The method of making
Traditionally, drinking chocolate requires melting chocolate pieces or nibs directly into hot water or milk, while hot chocolate can be crafted by whisking cacao powder with hot milk or water. The latter often allows for a faster preparation, while the former is a ritual, a pause, a moment to cherish.
If you want to make your hot chocolate making experience a mindful one, you can do so with our hot chocolate pouches made with real, grated chocolate. Embrace the decadence, go back to basics, and put a pan on your stovetop. Watch the milk slowly begin to sizzle and simmer, and generously stir in your chosen chocolate flakes.
Take a moment to watch how the two meet and embrace to create a silky smooth, inviting beverage.
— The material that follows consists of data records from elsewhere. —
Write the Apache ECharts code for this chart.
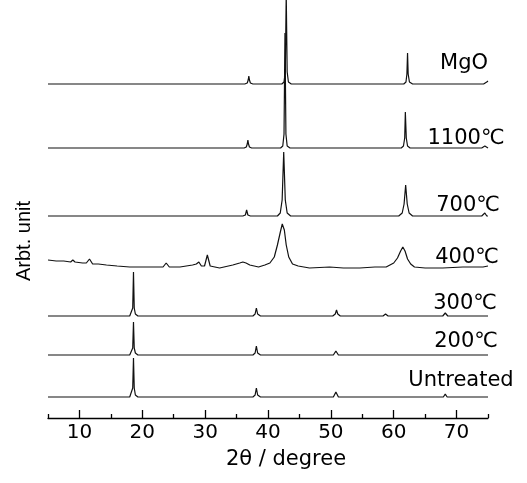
<!DOCTYPE html>
<html>
<head>
<meta charset="utf-8">
<script src="https://cdn.jsdelivr.net/npm/echarts@6/dist/echarts.min.js"></script>
<style>
  html, body { margin: 0; padding: 0; background: #fff; }
  #chart { width: 527px; height: 483px; }
</style>
</head>
<body>
<div id="chart"></div>
<script>
// sample names, top to bottom
var sampleNames = ['MgO', '1100℃', '700℃', '400℃', '300℃', '200℃', 'Untreated'];
// vertical stacking offset of every pattern (arb. units)
var offsets = [334, 270, 202, 151, 102, 63, 21];

// 2θ tick values
var majorTicks = [10, 20, 30, 40, 50, 60, 70];
var minorTicks = [5, 15, 25, 35, 45, 55, 65, 75];

// patterns: [2θ, intensity above own baseline]
var mgo = [[5,0],[20,0],[36.3,0],[36.7,1],[36.85,4],[36.95,8],[37.05,4],[37.2,1],[37.6,0],
  [42.2,0],[42.55,2],[42.75,12],[42.9,90],[43.05,12],[43.25,2],[43.7,0],
  [61.6,0],[61.95,2],[62.1,10],[62.2,31],[62.3,10],[62.5,2],[63.0,0],[74.3,0],[74.8,2],[75,3]];
var t1100 = [[5,0],[36.2,0],[36.55,1],[36.7,4],[36.8,8],[36.9,4],[37.05,1],[37.4,0],
  [42.0,0],[42.35,2],[42.55,14],[42.7,115],[42.85,14],[43.05,2],[43.5,0],
  [61.2,0],[61.55,2],[61.75,10],[61.85,36],[62.0,10],[62.2,2],[62.6,0],[74.0,0],[74.5,2],[74.8,0],[75,0]];
var t700 = [[5,0],[36.0,0],[36.4,1],[36.6,6],[36.8,1],[37.2,0],
  [41.5,0],[41.95,3],[42.25,16],[42.5,64],[42.75,16],[43.05,3],[43.6,0],
  [60.8,0],[61.35,3],[61.65,12],[61.9,31],[62.15,12],[62.45,3],[63.0,0],[74.0,0],[74.5,3],[74.8,0],[75,0]];
var t400 = [[5,7],[6.3,6],[7.5,6],[8.6,5],[8.95,7],[9.3,5],[10.5,4],[11.1,4],[11.6,8],[12.1,3],[13,3],
  [14.3,2],[16,1],[18,0],[21,0],[23.3,0],[23.8,4],[24.3,0],[26,0],[28,2],[28.6,3],[29.0,5],[29.4,1],
  [29.9,1],[30.35,12],[30.8,1],[32.3,-1],[34.4,2],[35.5,4],[36,5],[36.5,4],[37.1,2],[38.5,0],[39.5,2],
  [40.3,4],[41.0,10],[41.5,22],[42.0,36],[42.27,43],[42.6,37],[42.9,22],[43.3,10],[43.9,3],[44.8,1],
  [46.6,-1],[49.8,0],[52,-1],[54.6,-1],[57,0],[58.8,0],[60.0,4],[60.6,9],[61.1,16],[61.45,20],[61.8,16],
  [62.2,8],[62.7,3],[63.3,0],[65,-1],[67.8,-1],[71,0],[74.2,0],[75,1]];
var t300 = [[5,0],[18.0,0],[18.3,2],[18.48,8],[18.6,44],[18.72,8],[18.9,2],[19.3,0],[31,0],[31.2,1],[31.4,0],
  [37.6,0],[37.95,2],[38.15,8],[38.35,2],[38.8,0],[50.3,0],[50.7,2],[50.9,6],[51.1,2],[51.5,0],
  [58.3,0],[58.7,2],[59.1,0],[61.9,0],[62.2,1],[62.5,0],[67.8,0],[68.2,3],[68.6,0],[75,0]];
var t200 = [[5,0],[18.0,0],[18.3,2],[18.48,7],[18.6,33],[18.72,7],[18.9,2],[19.3,0],
  [37.6,0],[37.95,2],[38.15,9],[38.35,2],[38.8,0],[50.4,0],[50.8,4],[51.2,0],
  [58.4,0],[58.7,1],[59.0,0],[67.9,0],[68.2,2],[68.5,0],[75,0]];
var untreated = [[5,0],[18.0,0],[18.3,2],[18.48,9],[18.6,39],[18.72,9],[18.9,2],[19.3,0],
  [37.6,0],[37.95,2],[38.15,9],[38.35,2],[38.8,0],[50.4,0],[50.8,5],[51.2,0],
  [58.4,0],[58.7,1],[59.0,0],[67.9,0],[68.2,3],[68.5,0],[75,0]];

var patterns = [mgo, t1100, t700, t400, t300, t200, untreated];

var chart = echarts.init(document.getElementById('chart'));

var series = patterns.map(function (p, i) {
  return {
    name: sampleNames[i],
    type: 'line',
    xAxisIndex: 0,
    symbol: 'none',
    clip: true,
    lineStyle: { color: '#111', width: 1.2 },
    data: p.map(function (d) { return [d[0], d[1] + offsets[i]]; })
  };
});

// label places next to the right end of each pattern
var labelY = [64, 139, 206, 258, 304, 342, 381];
var labelX = [464, 466, 468, 467, 465, 466, 461];
var graphics = sampleNames.map(function (n, i) {
  return {
    type: 'text', x: labelX[i], y: labelY[i],
    style: { text: n, fill: '#000', font: '21px "DejaVu Sans"', align: 'center', verticalAlign: 'middle' }
  };
});
graphics.push({
  type: 'text', x: 286, y: 460,
  style: { text: '2θ / degree', fill: '#000', font: '21px "DejaVu Sans"', align: 'center', verticalAlign: 'middle' }
});
graphics.push({
  type: 'text', x: 24, y: 241, rotation: Math.PI / 2,
  style: { text: 'Arbt. unit', fill: '#000', font: '20px "Liberation Sans"', align: 'center', verticalAlign: 'middle' }
});

chart.setOption({
  animation: false,
  backgroundColor: '#fff',
  grid: { left: 48, right: 39, top: 0, bottom: 65 },
  xAxis: [{
    type: 'value', min: 5, max: 75,
    axisLine: { lineStyle: { color: '#000', width: 1.3 } },
    axisTick: { inside: true, length: 8, customValues: majorTicks, lineStyle: { color: '#000', width: 1.3 } },
    axisLabel: { customValues: majorTicks, margin: 5, color: '#000', fontSize: 20, fontFamily: 'DejaVu Sans' },
    splitLine: { show: false }
  }, {
    type: 'value', min: 5, max: 75, position: 'bottom',
    axisLine: { show: false },
    axisTick: { inside: true, length: 4, customValues: minorTicks, lineStyle: { color: '#000', width: 1.3 } },
    axisLabel: { show: false },
    splitLine: { show: false }
  }],
  yAxis: { type: 'value', min: 0, max: 418, show: false },
  graphic: graphics,
  series: series
});
</script>
</body>
</html>
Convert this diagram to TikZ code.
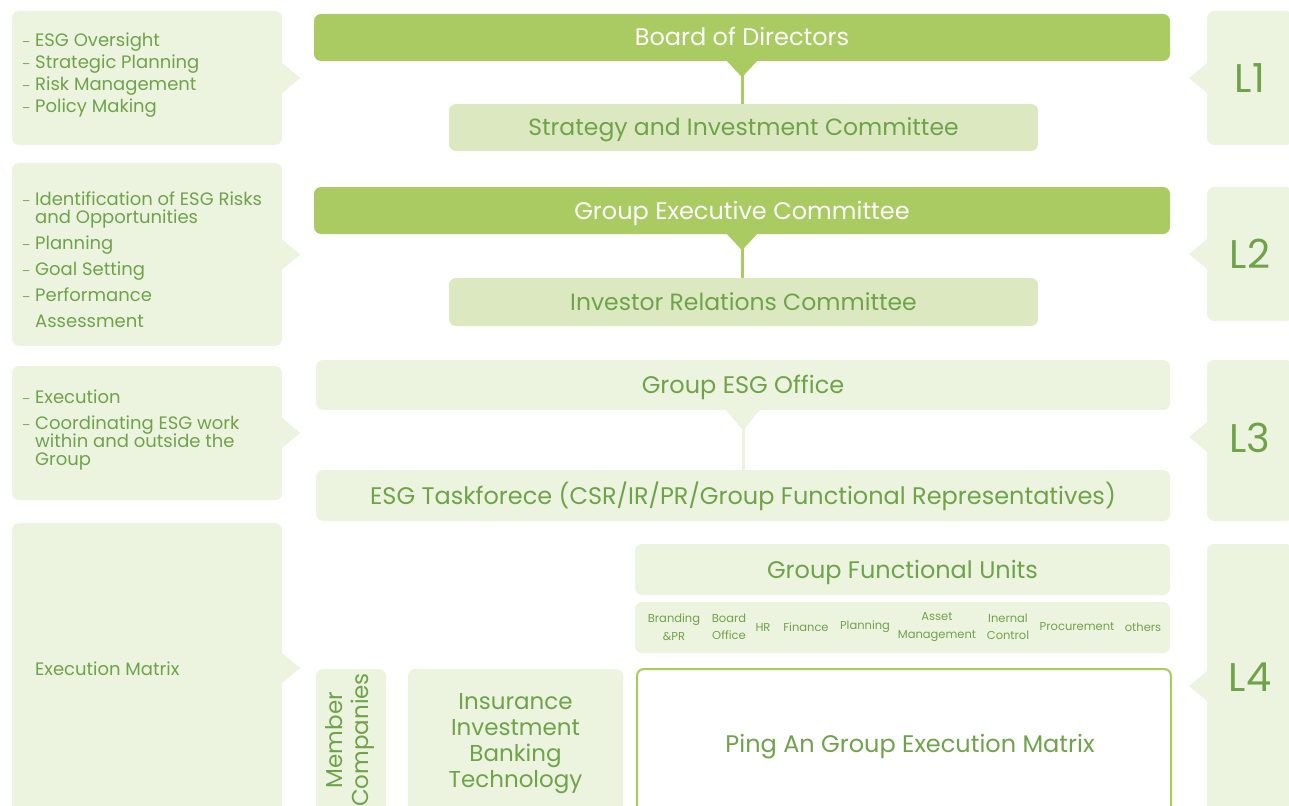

See our sachets as an invitation to embrace a ritual, to relish the delicate dance of flavours, and to celebrate the cacao’s journey from our St Lucia farm all the way to your cup.
For more inspiration and some of our favourite hot chocolate recipes, don’t forget that we also have a blog to guide you in making the beverage just the way you like it.
A bridge of tradition
At Hotel Chocolat, we’re on a mission. Not to reinvent, but to pay homage to both these glorious traditions. We also directly grow some of our beans on our Saint Lucia plantation, ensuring Roots to Wrapper authenticity.
So, if you’re a devotee of the dense, luxurious drinking chocolate or you lean towards the comforting embrace of milk hot chocolate, we believe we strike the perfect balance. Dive into the world of cacao, explore our selections, and find your personal preference.
Will it be Pumpkin Spiced Hot Chocolate to welcome the autumn, or maybe a rich, warming cup of Black Forest Gateau to satisfy your sweet tooth? Whichever flavour you choose, what matters most is that you make your hot cacao the way you enjoy it most.
In the end, what’s in a name? No matter if you call it drinking chocolate or hot chocolate, make it lovingly with milk or water, add flavourings and sweeteners or not — the joy and history within your cup will always remain the same.